_Task input_:
==========
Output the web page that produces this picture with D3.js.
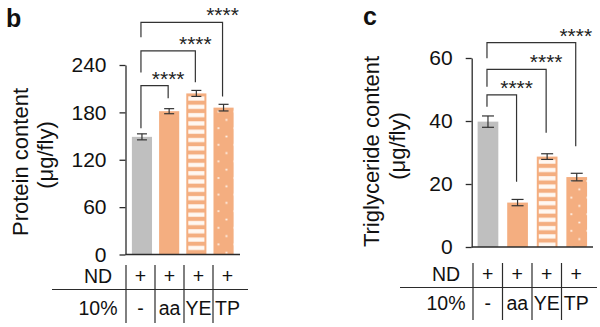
==========
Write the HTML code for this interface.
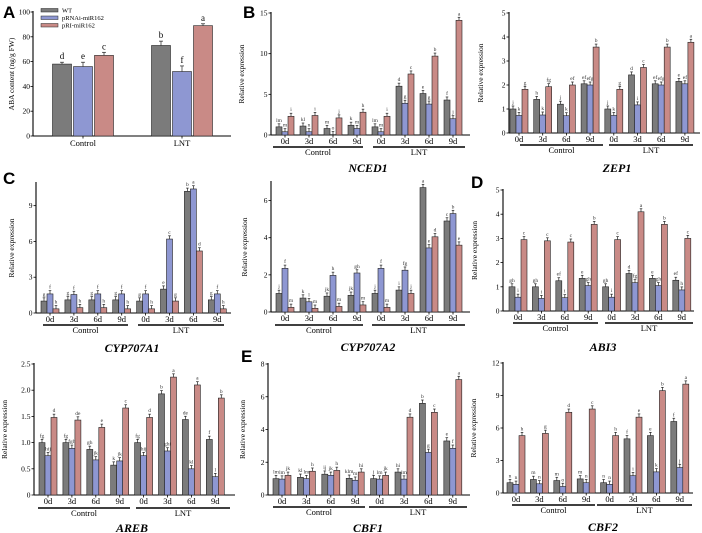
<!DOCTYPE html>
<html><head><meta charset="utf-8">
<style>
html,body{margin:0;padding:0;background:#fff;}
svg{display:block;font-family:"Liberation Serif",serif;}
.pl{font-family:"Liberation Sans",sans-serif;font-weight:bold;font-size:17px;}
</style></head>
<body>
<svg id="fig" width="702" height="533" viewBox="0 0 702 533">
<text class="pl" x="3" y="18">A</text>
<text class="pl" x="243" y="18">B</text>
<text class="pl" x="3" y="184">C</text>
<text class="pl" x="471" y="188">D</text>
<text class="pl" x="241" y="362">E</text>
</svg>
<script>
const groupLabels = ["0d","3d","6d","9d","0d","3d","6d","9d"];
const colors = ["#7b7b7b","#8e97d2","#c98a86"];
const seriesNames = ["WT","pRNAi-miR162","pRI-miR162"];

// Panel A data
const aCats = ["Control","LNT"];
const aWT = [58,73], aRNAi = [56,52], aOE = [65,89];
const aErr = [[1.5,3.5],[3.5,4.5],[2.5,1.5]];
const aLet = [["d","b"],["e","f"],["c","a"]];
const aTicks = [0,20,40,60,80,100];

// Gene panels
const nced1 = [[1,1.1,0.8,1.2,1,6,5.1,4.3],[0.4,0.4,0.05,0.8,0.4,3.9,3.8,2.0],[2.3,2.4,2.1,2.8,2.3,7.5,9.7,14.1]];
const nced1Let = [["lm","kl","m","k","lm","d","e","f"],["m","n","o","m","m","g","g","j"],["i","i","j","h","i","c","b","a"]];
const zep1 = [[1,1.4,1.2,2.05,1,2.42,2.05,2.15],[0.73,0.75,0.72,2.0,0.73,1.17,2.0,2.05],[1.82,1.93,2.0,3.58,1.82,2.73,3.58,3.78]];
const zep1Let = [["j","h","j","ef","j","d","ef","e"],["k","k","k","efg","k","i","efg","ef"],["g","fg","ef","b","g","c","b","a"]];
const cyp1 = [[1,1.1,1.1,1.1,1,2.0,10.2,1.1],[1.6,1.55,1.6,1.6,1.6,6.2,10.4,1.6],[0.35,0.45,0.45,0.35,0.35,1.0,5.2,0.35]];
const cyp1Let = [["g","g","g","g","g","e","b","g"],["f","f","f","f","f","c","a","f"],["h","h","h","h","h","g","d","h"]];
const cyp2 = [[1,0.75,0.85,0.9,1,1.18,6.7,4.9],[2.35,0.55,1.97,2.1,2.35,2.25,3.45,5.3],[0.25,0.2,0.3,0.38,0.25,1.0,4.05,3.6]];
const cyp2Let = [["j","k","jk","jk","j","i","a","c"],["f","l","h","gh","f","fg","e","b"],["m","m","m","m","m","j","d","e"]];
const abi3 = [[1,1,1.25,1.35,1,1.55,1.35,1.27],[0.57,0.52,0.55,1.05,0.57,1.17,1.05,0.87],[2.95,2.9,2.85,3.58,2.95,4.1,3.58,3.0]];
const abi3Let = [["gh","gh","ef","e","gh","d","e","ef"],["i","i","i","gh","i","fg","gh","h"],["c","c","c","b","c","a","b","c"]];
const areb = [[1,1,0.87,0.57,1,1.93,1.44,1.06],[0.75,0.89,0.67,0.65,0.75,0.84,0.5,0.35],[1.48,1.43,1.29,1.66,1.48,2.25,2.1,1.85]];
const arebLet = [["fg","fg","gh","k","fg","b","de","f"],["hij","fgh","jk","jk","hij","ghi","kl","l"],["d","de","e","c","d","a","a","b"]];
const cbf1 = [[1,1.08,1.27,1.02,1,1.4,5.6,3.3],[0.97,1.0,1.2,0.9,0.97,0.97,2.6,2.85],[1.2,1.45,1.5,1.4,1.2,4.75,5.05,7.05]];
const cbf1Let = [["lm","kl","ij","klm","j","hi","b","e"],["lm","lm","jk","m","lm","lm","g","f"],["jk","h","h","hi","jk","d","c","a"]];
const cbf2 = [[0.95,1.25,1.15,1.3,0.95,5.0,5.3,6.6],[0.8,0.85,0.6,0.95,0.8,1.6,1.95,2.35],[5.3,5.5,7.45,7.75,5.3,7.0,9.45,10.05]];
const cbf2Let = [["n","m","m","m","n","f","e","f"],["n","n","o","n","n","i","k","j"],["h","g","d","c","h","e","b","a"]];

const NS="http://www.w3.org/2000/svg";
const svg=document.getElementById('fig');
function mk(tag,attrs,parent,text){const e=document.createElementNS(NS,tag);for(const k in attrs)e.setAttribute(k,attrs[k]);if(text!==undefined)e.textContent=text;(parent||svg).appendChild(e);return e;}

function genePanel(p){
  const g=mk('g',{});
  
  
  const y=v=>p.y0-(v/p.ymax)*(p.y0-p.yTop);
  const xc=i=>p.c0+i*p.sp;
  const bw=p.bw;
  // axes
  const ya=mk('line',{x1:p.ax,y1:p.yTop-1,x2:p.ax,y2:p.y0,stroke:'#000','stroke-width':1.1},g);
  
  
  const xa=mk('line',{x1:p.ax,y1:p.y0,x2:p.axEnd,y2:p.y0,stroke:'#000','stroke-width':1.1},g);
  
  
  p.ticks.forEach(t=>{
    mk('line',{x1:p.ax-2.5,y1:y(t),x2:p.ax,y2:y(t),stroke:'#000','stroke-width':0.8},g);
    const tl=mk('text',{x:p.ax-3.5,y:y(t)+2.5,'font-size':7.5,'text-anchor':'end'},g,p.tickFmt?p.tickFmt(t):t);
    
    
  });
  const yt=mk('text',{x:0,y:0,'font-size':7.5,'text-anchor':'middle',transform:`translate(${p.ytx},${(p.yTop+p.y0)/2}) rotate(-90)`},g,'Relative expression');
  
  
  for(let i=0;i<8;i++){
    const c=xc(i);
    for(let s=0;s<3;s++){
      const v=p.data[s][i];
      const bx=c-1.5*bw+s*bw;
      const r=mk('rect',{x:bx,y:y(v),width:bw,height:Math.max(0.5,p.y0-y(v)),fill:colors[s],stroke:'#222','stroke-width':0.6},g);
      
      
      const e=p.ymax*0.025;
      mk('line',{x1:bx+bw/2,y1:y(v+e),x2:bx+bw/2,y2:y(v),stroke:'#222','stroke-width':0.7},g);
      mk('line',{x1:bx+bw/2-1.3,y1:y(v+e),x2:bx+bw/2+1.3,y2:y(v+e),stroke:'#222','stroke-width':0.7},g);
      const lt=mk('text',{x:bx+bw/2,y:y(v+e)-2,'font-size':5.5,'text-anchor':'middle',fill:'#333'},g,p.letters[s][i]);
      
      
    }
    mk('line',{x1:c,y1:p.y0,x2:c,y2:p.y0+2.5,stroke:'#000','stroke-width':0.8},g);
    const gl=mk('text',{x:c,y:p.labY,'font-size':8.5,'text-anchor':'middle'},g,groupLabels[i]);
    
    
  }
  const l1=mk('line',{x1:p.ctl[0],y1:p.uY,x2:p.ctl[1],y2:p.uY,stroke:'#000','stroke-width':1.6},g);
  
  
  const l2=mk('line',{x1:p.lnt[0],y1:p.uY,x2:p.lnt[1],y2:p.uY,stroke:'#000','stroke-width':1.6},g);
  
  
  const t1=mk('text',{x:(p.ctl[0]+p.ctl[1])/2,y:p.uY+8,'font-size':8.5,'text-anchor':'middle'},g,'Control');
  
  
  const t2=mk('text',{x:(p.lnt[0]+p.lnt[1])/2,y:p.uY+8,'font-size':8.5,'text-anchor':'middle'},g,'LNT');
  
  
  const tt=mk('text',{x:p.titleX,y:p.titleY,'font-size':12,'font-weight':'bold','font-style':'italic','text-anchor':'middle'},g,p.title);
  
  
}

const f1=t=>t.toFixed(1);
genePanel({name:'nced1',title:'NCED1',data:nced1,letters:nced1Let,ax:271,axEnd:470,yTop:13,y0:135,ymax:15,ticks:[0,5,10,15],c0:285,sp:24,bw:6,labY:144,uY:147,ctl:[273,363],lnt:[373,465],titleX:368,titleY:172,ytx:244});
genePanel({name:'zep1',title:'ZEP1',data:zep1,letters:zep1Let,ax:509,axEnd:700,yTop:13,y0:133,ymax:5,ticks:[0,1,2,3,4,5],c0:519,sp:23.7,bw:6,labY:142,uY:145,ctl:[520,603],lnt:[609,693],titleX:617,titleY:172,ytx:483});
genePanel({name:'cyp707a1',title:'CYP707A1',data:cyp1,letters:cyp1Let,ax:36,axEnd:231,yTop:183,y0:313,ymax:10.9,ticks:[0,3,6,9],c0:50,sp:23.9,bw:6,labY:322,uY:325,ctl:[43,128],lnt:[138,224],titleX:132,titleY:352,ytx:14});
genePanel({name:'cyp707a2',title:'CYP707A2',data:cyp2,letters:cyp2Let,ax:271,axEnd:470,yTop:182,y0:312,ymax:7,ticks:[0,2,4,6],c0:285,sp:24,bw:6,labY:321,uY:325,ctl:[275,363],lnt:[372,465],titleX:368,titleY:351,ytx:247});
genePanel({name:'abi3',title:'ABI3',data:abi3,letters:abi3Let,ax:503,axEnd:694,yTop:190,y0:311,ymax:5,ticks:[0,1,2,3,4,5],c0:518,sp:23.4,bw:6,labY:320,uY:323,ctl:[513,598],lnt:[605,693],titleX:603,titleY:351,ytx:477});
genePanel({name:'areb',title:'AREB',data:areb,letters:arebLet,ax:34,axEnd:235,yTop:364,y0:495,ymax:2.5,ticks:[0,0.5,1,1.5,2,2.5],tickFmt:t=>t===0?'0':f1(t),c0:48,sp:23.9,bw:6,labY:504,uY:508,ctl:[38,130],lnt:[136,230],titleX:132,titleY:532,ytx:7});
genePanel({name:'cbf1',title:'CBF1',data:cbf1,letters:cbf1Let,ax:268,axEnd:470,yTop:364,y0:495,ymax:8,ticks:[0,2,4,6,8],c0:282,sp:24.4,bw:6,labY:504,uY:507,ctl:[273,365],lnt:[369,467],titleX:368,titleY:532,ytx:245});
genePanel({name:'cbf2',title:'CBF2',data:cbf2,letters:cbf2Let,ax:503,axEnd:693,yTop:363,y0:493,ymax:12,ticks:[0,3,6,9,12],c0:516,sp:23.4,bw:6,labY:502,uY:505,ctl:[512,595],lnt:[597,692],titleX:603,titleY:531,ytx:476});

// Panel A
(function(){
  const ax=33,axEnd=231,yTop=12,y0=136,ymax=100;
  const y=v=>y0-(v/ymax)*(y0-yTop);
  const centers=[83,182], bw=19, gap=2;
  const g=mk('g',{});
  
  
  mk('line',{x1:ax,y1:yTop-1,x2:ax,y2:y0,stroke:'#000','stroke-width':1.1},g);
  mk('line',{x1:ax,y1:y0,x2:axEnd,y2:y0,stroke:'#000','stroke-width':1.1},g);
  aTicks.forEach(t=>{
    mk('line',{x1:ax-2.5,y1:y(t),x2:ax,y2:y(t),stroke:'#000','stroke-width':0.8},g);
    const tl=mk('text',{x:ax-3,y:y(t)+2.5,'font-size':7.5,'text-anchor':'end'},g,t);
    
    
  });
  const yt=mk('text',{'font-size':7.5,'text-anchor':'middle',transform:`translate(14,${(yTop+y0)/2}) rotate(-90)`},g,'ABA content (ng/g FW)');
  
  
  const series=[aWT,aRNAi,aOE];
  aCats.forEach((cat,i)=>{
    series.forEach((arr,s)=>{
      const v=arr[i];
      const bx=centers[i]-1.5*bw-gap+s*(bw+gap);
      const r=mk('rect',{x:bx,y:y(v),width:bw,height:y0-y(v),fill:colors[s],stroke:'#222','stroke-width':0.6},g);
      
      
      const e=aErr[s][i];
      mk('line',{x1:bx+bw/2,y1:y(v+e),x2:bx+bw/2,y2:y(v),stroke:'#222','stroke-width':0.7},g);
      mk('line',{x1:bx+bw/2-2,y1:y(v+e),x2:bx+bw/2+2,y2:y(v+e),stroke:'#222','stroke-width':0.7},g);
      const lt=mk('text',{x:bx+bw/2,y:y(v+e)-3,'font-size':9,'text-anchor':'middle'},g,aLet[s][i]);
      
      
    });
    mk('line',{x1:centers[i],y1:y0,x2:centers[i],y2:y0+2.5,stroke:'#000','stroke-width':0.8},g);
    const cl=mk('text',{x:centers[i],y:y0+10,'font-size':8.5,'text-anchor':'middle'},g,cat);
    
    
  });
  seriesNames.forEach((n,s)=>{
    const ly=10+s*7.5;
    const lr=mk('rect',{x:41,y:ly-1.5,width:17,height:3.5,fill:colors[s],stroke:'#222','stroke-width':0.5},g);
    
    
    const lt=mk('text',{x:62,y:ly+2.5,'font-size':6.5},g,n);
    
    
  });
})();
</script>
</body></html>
==========
_The request_: Up in the listing, locate the line with "Write the HTML code for this interface."; print it and every line after it down to the line with "const aTicks = [0,20,40,60,80,100];", which is included too. Skip the pictures.

_Response to the exercise_:
Write the HTML code for this interface.
<!DOCTYPE html>
<html><head><meta charset="utf-8">
<style>
html,body{margin:0;padding:0;background:#fff;}
svg{display:block;font-family:"Liberation Serif",serif;}
.pl{font-family:"Liberation Sans",sans-serif;font-weight:bold;font-size:17px;}
</style></head>
<body>
<svg id="fig" width="702" height="533" viewBox="0 0 702 533">
<text class="pl" x="3" y="18">A</text>
<text class="pl" x="243" y="18">B</text>
<text class="pl" x="3" y="184">C</text>
<text class="pl" x="471" y="188">D</text>
<text class="pl" x="241" y="362">E</text>
</svg>
<script>
const groupLabels = ["0d","3d","6d","9d","0d","3d","6d","9d"];
const colors = ["#7b7b7b","#8e97d2","#c98a86"];
const seriesNames = ["WT","pRNAi-miR162","pRI-miR162"];

// Panel A data
const aCats = ["Control","LNT"];
const aWT = [58,73], aRNAi = [56,52], aOE = [65,89];
const aErr = [[1.5,3.5],[3.5,4.5],[2.5,1.5]];
const aLet = [["d","b"],["e","f"],["c","a"]];
const aTicks = [0,20,40,60,80,100];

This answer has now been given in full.